One lab member with experience working on community projects raised concerns about the labor and resources required to maintain this kind of synthetic map. Another suggested though that much of this work would be upfront: as data stewards decided what kind of abstracted or anonymized metadata to include in the synthetic map. Once clear abstraction procedures were set, a simple software could scrape the relevant data from resident’s entries, or even from their photos, and plug it into the synthetic scenario. This process could even be “gamified” to motivate people to submit data regularly.
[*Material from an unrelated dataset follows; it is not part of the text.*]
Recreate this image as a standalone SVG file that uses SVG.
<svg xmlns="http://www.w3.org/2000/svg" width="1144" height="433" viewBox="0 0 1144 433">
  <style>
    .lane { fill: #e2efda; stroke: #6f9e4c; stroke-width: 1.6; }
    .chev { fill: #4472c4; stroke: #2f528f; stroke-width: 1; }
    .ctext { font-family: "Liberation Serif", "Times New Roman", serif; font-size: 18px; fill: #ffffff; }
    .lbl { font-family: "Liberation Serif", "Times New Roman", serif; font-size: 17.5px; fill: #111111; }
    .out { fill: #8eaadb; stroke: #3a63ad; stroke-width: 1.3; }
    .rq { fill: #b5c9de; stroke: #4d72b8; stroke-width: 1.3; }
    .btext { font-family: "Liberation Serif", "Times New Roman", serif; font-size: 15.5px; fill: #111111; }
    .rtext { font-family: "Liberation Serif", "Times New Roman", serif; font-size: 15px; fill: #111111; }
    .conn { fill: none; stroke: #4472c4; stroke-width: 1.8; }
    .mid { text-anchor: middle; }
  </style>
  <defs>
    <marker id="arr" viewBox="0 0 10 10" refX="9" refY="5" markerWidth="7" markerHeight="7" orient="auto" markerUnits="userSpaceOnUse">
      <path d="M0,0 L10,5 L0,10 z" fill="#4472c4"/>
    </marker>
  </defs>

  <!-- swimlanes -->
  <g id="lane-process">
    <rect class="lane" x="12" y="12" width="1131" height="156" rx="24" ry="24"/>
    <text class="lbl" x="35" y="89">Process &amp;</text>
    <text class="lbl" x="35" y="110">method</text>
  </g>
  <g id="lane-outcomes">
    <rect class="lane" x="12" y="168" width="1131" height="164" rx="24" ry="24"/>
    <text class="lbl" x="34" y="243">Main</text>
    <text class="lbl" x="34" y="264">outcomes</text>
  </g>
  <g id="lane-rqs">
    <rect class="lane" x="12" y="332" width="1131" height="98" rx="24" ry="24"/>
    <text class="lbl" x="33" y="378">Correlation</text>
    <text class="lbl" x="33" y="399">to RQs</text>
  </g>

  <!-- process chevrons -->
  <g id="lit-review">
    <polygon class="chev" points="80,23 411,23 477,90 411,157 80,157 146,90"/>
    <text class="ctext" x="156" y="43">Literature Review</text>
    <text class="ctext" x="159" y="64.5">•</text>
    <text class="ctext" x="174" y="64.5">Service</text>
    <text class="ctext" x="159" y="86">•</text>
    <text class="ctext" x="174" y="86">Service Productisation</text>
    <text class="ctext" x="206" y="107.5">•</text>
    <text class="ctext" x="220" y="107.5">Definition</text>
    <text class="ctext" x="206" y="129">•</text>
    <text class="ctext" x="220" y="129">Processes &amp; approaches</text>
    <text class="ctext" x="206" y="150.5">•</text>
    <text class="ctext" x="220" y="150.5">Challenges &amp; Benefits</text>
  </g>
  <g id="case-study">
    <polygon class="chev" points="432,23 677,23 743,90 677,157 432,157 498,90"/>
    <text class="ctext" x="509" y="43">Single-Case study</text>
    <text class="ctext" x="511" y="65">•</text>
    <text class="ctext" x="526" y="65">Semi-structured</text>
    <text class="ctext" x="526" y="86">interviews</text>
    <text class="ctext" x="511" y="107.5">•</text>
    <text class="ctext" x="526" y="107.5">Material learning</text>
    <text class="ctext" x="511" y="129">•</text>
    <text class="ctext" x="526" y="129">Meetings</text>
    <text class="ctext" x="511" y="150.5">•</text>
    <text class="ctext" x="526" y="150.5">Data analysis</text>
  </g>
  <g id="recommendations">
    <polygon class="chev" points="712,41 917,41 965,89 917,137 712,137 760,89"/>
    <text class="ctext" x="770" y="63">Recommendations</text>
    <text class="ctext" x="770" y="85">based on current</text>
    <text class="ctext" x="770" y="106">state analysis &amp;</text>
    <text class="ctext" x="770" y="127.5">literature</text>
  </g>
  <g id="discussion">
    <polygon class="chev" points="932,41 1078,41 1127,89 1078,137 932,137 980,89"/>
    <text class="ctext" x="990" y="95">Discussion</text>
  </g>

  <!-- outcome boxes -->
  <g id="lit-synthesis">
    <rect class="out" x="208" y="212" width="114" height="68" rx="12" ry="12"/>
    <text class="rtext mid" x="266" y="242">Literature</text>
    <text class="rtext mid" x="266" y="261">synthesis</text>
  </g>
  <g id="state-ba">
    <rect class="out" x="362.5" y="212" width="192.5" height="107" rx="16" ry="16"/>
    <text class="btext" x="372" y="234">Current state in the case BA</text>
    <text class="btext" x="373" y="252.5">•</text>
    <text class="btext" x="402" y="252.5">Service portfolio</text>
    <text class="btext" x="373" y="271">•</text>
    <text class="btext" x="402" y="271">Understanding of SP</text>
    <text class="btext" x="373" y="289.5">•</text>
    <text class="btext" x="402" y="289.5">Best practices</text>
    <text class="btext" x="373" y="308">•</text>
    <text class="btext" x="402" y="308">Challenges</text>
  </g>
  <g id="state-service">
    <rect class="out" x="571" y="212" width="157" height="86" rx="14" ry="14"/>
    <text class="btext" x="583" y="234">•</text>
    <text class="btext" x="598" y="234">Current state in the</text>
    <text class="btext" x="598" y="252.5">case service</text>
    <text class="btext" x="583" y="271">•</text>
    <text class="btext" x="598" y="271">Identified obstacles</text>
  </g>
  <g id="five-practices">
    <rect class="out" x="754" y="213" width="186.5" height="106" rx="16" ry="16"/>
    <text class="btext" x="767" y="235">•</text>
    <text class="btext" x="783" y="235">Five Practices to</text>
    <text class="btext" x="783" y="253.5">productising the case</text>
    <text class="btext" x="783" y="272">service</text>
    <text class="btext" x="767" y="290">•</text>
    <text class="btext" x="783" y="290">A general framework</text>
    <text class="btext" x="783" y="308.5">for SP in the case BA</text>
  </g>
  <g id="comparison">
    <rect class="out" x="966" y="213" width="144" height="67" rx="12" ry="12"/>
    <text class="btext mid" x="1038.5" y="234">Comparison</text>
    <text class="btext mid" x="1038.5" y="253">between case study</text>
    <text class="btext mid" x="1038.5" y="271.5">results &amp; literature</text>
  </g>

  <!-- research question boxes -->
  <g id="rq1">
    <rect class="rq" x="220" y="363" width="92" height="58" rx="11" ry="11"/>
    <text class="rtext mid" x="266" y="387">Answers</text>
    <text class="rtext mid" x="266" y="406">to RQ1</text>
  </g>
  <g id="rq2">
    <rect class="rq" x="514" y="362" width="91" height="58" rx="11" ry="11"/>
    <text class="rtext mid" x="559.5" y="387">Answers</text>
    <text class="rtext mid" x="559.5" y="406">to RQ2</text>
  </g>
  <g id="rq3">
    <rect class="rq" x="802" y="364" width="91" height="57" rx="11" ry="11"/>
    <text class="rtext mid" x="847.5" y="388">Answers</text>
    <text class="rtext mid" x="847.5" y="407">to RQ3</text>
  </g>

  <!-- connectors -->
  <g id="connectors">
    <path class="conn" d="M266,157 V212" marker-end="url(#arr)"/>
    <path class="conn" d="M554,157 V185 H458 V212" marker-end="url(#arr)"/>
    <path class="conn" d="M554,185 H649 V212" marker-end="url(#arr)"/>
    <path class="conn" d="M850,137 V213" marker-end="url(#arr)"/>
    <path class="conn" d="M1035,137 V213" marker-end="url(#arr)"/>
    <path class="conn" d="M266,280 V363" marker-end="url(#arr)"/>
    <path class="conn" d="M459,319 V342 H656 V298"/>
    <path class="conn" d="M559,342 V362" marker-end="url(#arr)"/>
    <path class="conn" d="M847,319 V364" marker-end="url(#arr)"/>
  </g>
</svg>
One lab member noted, if residents were to use this medium, they could also avoid sharing photos all together, completely removing one of the major risk factors. Instead, data stewards could simply articulate an agreed upon scale for ranking the severity of a particular flood based on an image. The synthetic scenario map could store this rating, which could then be freely shared, without the photos needing to circulate at all.
Lab members were keen to note though that any technical solution required clear data governance procedures. A data sharing agreement would be an important prerequisite for building any synthetic map, with residents determining precisely what information should be included on the eventual map and with whom it could be shared. Indeed, some lab members indicated that, depending on community goals, a good data sharing agreement might make a synthetic map unnecessary.
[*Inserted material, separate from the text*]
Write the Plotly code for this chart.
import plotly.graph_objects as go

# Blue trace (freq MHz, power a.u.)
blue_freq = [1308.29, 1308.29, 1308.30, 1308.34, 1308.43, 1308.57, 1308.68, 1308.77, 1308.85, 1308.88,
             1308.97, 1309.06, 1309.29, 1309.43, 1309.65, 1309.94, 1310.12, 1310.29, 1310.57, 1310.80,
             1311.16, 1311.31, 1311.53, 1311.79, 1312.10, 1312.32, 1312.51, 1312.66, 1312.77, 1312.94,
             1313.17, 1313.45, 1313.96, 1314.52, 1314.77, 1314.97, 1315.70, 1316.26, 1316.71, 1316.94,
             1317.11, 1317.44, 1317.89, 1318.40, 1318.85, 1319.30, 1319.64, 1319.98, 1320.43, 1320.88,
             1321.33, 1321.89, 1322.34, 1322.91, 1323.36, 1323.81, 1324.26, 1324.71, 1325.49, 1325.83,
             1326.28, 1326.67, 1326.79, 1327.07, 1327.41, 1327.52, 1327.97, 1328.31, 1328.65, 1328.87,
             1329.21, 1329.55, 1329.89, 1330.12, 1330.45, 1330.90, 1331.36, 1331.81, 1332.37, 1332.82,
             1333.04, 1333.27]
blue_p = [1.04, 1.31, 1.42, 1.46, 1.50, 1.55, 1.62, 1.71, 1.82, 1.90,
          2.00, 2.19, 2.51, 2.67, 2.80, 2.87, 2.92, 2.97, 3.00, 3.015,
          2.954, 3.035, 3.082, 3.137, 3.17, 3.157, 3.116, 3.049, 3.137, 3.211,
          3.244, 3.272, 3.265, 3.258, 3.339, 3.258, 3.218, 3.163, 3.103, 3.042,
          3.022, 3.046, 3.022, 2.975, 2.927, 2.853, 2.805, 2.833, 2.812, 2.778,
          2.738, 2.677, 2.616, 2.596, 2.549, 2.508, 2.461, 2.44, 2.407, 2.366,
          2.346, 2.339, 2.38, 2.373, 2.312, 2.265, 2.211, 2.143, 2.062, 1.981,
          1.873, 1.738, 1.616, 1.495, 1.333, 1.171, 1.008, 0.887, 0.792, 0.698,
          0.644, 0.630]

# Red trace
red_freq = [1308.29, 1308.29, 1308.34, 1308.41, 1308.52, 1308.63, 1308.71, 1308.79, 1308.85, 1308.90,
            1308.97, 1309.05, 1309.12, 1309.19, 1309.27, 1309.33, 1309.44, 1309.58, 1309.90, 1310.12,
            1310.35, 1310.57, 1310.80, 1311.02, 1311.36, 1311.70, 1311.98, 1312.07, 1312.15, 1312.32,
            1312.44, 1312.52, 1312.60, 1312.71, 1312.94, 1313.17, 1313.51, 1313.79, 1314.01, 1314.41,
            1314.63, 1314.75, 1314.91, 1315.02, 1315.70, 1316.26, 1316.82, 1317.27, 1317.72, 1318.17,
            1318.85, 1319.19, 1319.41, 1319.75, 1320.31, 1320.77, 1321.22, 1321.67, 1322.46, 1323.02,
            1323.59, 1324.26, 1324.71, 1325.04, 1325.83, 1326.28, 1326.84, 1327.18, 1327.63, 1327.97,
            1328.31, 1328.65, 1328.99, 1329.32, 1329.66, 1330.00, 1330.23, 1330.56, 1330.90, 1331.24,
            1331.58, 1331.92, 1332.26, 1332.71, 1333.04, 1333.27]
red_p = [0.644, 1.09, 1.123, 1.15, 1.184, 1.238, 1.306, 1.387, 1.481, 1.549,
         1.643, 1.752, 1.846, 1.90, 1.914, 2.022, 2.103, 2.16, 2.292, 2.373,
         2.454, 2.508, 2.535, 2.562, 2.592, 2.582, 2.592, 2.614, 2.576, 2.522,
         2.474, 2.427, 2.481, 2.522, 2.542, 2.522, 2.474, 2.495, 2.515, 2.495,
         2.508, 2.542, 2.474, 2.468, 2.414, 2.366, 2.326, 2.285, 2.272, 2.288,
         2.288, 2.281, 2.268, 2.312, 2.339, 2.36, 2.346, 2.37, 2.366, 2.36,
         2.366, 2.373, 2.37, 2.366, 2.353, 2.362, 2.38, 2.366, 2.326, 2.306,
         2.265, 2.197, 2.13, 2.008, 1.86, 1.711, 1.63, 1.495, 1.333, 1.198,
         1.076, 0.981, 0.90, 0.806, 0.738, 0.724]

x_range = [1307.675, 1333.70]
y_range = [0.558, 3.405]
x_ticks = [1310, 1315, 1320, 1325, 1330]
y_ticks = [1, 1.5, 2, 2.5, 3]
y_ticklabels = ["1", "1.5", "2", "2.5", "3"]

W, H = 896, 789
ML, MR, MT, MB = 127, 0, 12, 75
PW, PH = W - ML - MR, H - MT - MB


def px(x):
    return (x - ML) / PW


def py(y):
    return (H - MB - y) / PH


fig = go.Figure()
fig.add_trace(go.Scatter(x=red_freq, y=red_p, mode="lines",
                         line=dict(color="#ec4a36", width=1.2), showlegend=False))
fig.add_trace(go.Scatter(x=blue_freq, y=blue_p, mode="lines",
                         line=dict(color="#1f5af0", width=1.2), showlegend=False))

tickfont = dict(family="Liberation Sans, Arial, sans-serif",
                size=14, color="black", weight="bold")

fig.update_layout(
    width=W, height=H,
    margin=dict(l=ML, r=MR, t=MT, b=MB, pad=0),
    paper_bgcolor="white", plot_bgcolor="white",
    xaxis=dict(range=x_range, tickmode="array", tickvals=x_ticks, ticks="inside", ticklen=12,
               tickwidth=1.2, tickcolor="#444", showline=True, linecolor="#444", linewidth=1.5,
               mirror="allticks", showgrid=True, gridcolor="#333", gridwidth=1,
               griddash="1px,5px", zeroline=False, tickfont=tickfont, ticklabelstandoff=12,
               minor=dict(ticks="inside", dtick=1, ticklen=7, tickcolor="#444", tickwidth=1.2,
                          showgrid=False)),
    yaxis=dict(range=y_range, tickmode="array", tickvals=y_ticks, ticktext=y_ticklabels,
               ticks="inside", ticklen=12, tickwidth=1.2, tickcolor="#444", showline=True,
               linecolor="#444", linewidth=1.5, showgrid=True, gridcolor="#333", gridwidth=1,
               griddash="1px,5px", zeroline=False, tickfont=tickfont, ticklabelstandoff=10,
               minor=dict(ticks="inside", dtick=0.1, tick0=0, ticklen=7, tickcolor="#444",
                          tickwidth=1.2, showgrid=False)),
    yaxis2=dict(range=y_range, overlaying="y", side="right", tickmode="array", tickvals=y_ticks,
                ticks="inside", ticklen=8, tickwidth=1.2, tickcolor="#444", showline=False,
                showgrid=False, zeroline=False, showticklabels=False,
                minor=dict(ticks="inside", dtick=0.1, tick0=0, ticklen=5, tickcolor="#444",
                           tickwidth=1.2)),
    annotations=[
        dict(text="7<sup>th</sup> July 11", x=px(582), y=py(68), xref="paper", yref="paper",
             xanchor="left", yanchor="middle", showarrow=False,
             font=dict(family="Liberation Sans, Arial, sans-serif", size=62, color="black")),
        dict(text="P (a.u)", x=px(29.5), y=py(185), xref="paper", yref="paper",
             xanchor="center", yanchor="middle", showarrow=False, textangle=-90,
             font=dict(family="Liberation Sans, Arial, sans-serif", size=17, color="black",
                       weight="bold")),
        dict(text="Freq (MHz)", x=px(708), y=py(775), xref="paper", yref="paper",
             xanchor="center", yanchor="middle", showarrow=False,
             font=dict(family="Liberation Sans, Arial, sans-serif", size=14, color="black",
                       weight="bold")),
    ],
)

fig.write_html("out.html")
These labs inform OEDP’s broader data stewardship work, including our ongoing Community Data Hub model design process. As that work proceeds, various themes from this Lab are worth revisiting:
- Good data governance, including sound technical choices, depend upon early and iterative conversations between the various parties involved in a given project. Many of the potential risks data projects face can be mitigated by articulating clear data sharing agreements prior to data collection. How can we incentivize these kinds of foundation-building conversations, even in cases where urgency may be a primary concern?
- Knowing that data stewardship is both a technical and social process, our CDH model should embrace a holistic approach, which explores the full range of technical tools available and builds an integrated social infrastructure, all while considering questions of power. Data governance procedures should create space to recognize the unique and worthy knowledge of every party involved in data stewardship, be they community members or visiting researchers.